>> start

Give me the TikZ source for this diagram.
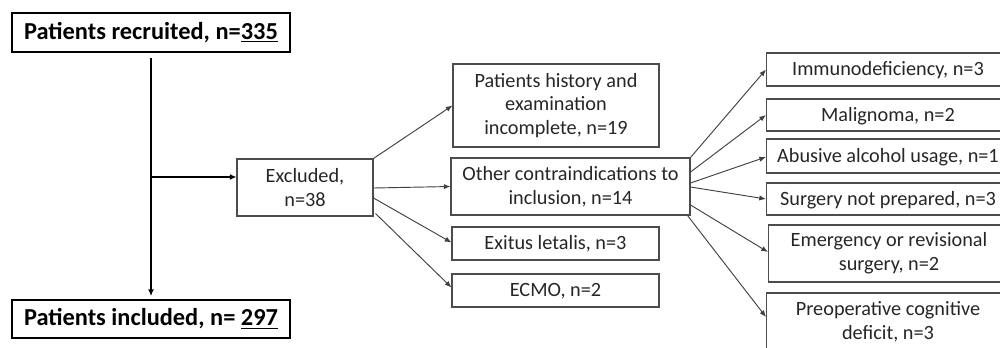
\documentclass[tikz,border=0pt]{standalone}
\usepackage{fontspec}
\setmainfont{Carlito}
\usetikzlibrary{arrows.meta,calc}
\begin{document}
\begin{tikzpicture}[x=0.75pt,y=-0.75pt,
  wh/.style 2 args={minimum width={#1*0.75pt},minimum height={#2*0.75pt}},
  box/.style={draw=black!70,line width=0.8pt,align=center,inner sep=0pt,font=\fontsize{15.2}{17.8}\selectfont,text=black!85},
  one/.style={text height=11.6pt,text depth=2pt},
  mainbox/.style={draw=black,line width=1.4pt,align=center,inner sep=0pt,font=\fontsize{18.3}{20}\selectfont\bfseries},
  conn/.style={draw=black!75,line width=0.7pt,-{Latex[length=5pt,width=4pt]}},
  mainconn/.style={draw=black,line width=1.1pt,-{Latex[length=5pt,width=4.5pt]}}
]
\useasboundingbox (0,0) rectangle (1000,347);
\begin{scope}
\clip (0,0) rectangle (1000,347);
\node[mainbox,wh={278}{39}] (rec) at (151,32.5) {Patients recruited, n=\underline{335}};
\node[mainbox,wh={278}{38}] (inc) at (151,319) {Patients included, n=~\underline{297}};
\node[box,wh={136}{57}] (exc) at (305,187.5) {Excluded,\\n=38};
\node[box,wh={206}{83}] (hist) at (556,105.5) {Patients history and\\examination\\incomplete, n=19};
\node[box,wh={239}{57}] (oth) at (570.5,186.5) {Other contraindications to\\inclusion, n=14};
\node[box,one,wh={207}{33}] (exi) at (555.5,243.5) {Exitus letalis, n=3};
\node[box,one,wh={207}{33}] (ecmo) at (555.5,290.5) {ECMO, n=2};
\node[box,one,wh={243}{33}] (imm) at (888,69.5) {Immunodeficiency, n=3};
\node[box,one,wh={243}{32}] (mal) at (888,115) {Malignoma, n=2};
\node[box,one,wh={243}{34}] (abu) at (888,156) {Abusive alcohol usage, n=1};
\node[box,one,wh={243}{32}] (sur) at (888,199) {Surgery not prepared, n=3};
\node[box,wh={241}{57}] (eme) at (889,253.5) {Emergency or revisional\\surgery, n=2};
\node[box,wh={243}{57}] (pre) at (888,321.5) {Preoperative cognitive\\deficit, n=3};

\coordinate (top) at ($(rec.south)+(0,5)$);
\coordinate (br) at (151,177);
\draw[mainconn] (top) -- ($(inc.north)+(0,-3)$);
\draw[mainconn] (br) -- (br -| exc.west);

\draw[conn] (exc.north east) -- (hist.west);
\draw[conn] ($(exc.east)+(0,0.5)$) -- (oth.west);
\draw[conn] ($(exc.east)+(0,10.5)$) -- ($(exi.west)+(0,-1)$);
\draw[conn] ($(exc.south east)+(2,-3)$) -- ($(ecmo.west)+(0,-3)$);

\draw[conn] (oth.north east) -- (imm.west);
\draw[conn] ($(oth.east)+(0,-14.5)$) -- (mal.west);
\draw[conn] ($(oth.east)+(0,-3.5)$) -- ($(abu.west)+(0,1)$);
\draw[conn] ($(oth.east)+(0,0.5)$) -- (sur.west);
\draw[conn] ($(oth.east)+(0,18.5)$) -- ($(eme.west)+(0,-1.5)$);
\draw[conn] ($(oth.south east)+(-3,0)$) -- ($(pre.west)+(0,-4.5)$);
\end{scope}
\end{tikzpicture}
\end{document}
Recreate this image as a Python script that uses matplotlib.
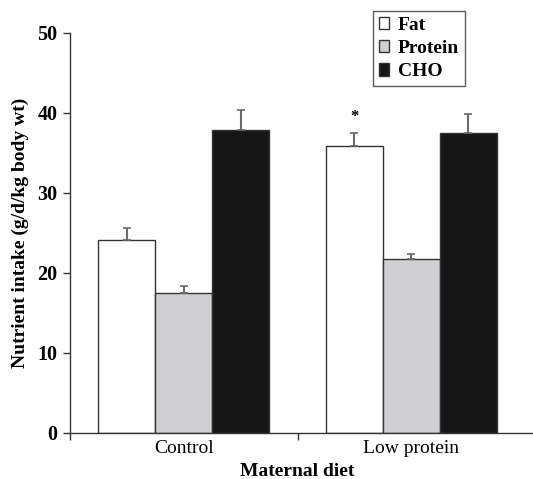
import matplotlib
matplotlib.use("Agg")
import matplotlib.pyplot as plt
import numpy as np
from matplotlib.patches import Patch

groups = ["Control", "Low protein"]
series = ["Fat", "Protein", "CHO"]
means = {
    "Fat": [24.1, 35.9],
    "Protein": [17.5, 21.7],
    "CHO": [37.9, 37.5],
}
sems = {
    "Fat": [1.5, 1.6],
    "Protein": [0.8, 0.7],
    "CHO": [2.5, 2.4],
}
colors = {"Fat": "#ffffff", "Protein": "#d0d0d2", "CHO": "#161616"}
yticks = [0, 10, 20, 30, 40, 50]

plt.rcParams['font.family'] = ['Liberation Serif', 'DejaVu Serif']

W, H = 533, 479
fig = plt.figure(figsize=(W / 100, H / 100), dpi=100)
ax = fig.add_axes([70 / W, 1 - 432.7 / H, (533 - 70) / W, 400 / H])

width = 0.25
x = np.arange(len(groups))
for i, s in enumerate(series):
    pos = x + (i - 1) * width
    ax.bar(pos, means[s], width, color=colors[s], edgecolor="#333333",
           linewidth=1.0, zorder=2)
    ax.errorbar(pos, means[s], yerr=[np.zeros(len(groups)), sems[s]],
                fmt="none", ecolor="#6a6a6a", elinewidth=1.5, capsize=3,
                capthick=1.2, zorder=3, clip_on=False)

# significance marker
ax.text(1 - width, means["Fat"][1] + sems["Fat"][1] + 1.0, "*",
        ha="center", va="bottom", fontsize=12, fontweight="bold")

ax.set_ylim(0, 50)
ax.set_xlim(-0.5, -0.5 + 463 / 227.5)
ax.set_yticks(yticks)
ax.set_yticklabels([str(v) for v in yticks], fontsize=14.5, fontweight="bold")
ax.tick_params(axis="y", direction="out", length=5, width=1, color="#333333", pad=4)

ax.set_xticks(x)
ax.set_xticklabels(groups, fontsize=14)
ax.tick_params(axis="x", which="major", length=0, pad=5)
ax.set_xticks([-0.5, 0.5], minor=True)
ax.tick_params(axis="x", which="minor", direction="out", length=5, width=1, color="#333333")

for sp in ["top", "right"]:
    ax.spines[sp].set_visible(False)
for sp in ["left", "bottom"]:
    ax.spines[sp].set_color("#333333")
    ax.spines[sp].set_linewidth(1.0)

ax.set_ylabel("Nutrient intake (g/d/kg body wt)", fontsize=14, fontweight="bold", labelpad=6)
ax.set_xlabel("Maternal diet", fontsize=14, fontweight="bold", labelpad=2)
ax.xaxis.set_label_coords((297 - 70) / 463, -0.075)

handles = [Patch(facecolor=colors[s], edgecolor="#333333", linewidth=1.0, label=s) for s in series]
leg = fig.legend(handles=handles, loc="upper left", bbox_to_anchor=(372.7 / W, 1 - 11 / H),
                 frameon=True, fancybox=False, edgecolor="#333333",
                 prop={"size": 14, "weight": "bold"}, handlelength=0.55, handleheight=0.6,
                 handletextpad=0.45, labelspacing=0.32, borderpad=0.3, borderaxespad=0)
leg.get_frame().set_linewidth(1.0)

fig.savefig("out.png", dpi=100)
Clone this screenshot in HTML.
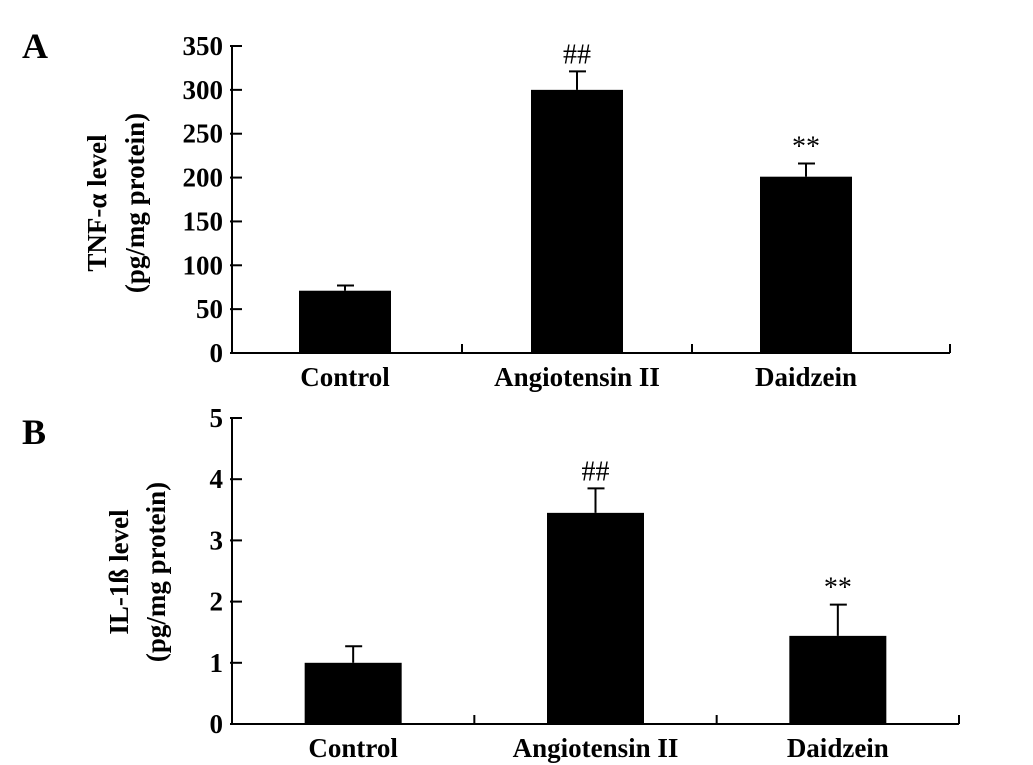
<!DOCTYPE html>
<html><head><meta charset="utf-8"><style>
body{margin:0;background:#fff;}
svg{display:block;font-family:"Liberation Serif",serif;}
</style></head><body>
<svg id="c" width="1033" height="765"></svg>
<script>
const categories=["Control","Angiotensin II","Daidzein"];
const tnfValues=[71,300,201];
const tnfErrors=[77,321,216];
const tnfMarks=["","##","**"];
const tnfTicks=[0,50,100,150,200,250,300,350];
const ilValues=[1.0,3.45,1.44];
const ilErrors=[1.27,3.85,1.95];
const ilMarks=["","##","**"];
const ilTicks=[0,1,2,3,4,5];

const svg=document.getElementById('c');
const NS='http://www.w3.org/2000/svg';
function mk(tag,attrs,parent){const e=document.createElementNS(NS,tag);for(const k in attrs)e.setAttribute(k,attrs[k]);(parent||svg).appendChild(e);return e;}

function panel(cfg){
  const g=mk('g',{});
  
  
  const y=v=>cfg.y0-(v-0)/cfg.max*(cfg.y0-cfg.y1);
  const bandW=(cfg.x1-cfg.x0)/categories.length;
  const xc=i=>cfg.x0+bandW*(i+0.5)+cfg.shift[i];
  const ya=mk('line',{x1:cfg.x0,y1:cfg.y1,x2:cfg.x0,y2:cfg.y0+1,stroke:'#000','stroke-width':2},g);
  
  const xa=mk('line',{x1:cfg.x0-1,y1:cfg.y0,x2:cfg.xEnd,y2:cfg.y0,stroke:'#000','stroke-width':2},g);
  
  mk('line',{x1:cfg.xEnd,y1:cfg.y0,x2:cfg.xEnd,y2:cfg.y0-9,stroke:'#000','stroke-width':2},g);
  for(let i=1;i<categories.length;i++){
    const sx=cfg.x0+bandW*i;
    mk('line',{x1:sx,y1:cfg.y0,x2:sx,y2:cfg.y0-9,stroke:'#000','stroke-width':2},g);
  }
  cfg.ticks.forEach(t=>{
    mk('line',{x1:cfg.x0-2,y1:y(t),x2:cfg.x0+10,y2:y(t),stroke:'#000','stroke-width':2},g);
    const tx=mk('text',{x:cfg.x0-9,y:y(t)+9,'text-anchor':'end','font-size':27,'font-weight':'bold'},g);
    tx.textContent=t;
    
  });
  categories.forEach((c,i)=>{
    const cx=xc(i),v=cfg.vals[i],e=cfg.errs[i];
    mk('line',{x1:cx,y1:y(e),x2:cx,y2:y(v),stroke:'#000','stroke-width':2},g);
    mk('line',{x1:cx-8,y1:y(e),x2:cx+9,y2:y(e),stroke:'#000','stroke-width':2},g);
    const b=mk('rect',{x:cx-cfg.bw/2,y:y(v),width:cfg.bw,height:cfg.y0-y(v),fill:'#000'},g);
    
    
    if(cfg.marks[i]){
      const m=mk('text',{x:cx,y:y(e)-8,'text-anchor':'middle','font-size':28},g);
      m.textContent=cfg.marks[i];
      
    }
    const l=mk('text',{x:cx,y:cfg.y0+33,'text-anchor':'middle','font-size':27,'font-weight':'bold'},g);
    l.textContent=c;
    
  });
  cfg.ylab.forEach((s,i)=>{
    const t=mk('text',{x:0,y:0,'text-anchor':'middle','font-size':27,'font-weight':'bold',transform:`translate(${cfg.labX[i]},${cfg.labY}) rotate(-90)`},g);
    t.textContent=s;
    
  });
  const p=mk('text',{x:22,y:cfg.letterY,'font-size':36,'font-weight':'bold'},g);
  p.textContent=cfg.letter;
  
}
panel({name:'panel-a-tnf',x0:232,x1:922,xEnd:950,y0:353,y1:46,max:350,ticks:tnfTicks,vals:tnfValues,errs:tnfErrors,marks:tnfMarks,bw:92,shift:[-2,0,-1],ylab:['TNF-α level','(pg/mg protein)'],labX:[106,144],labY:203,letter:'A',letterY:58});
panel({name:'panel-b-il1b',x0:232,x1:959,xEnd:959,y0:724,y1:418,max:5,ticks:ilTicks,vals:ilValues,errs:ilErrors,marks:ilMarks,bw:97,shift:[0,0,0],ylab:['IL-1ß level','(pg/mg protein)'],labX:[128,165],labY:572,letter:'B',letterY:444});
</script>
</body></html>
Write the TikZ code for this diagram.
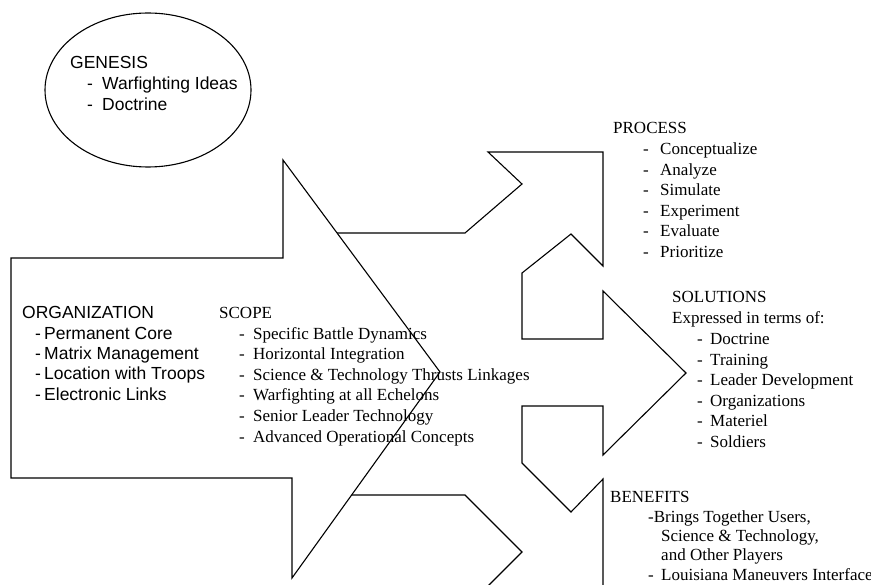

>> end

#### [WORK TO COMPLETE]
Lines that hold the word "matplotlib" are the ones to return, every one of them.

#### [COMPLETE OUTPUT]
Recreate this image as a Python script that uses matplotlib.
import matplotlib
matplotlib.use("Agg")
import matplotlib.pyplot as plt
from matplotlib.patches import Patch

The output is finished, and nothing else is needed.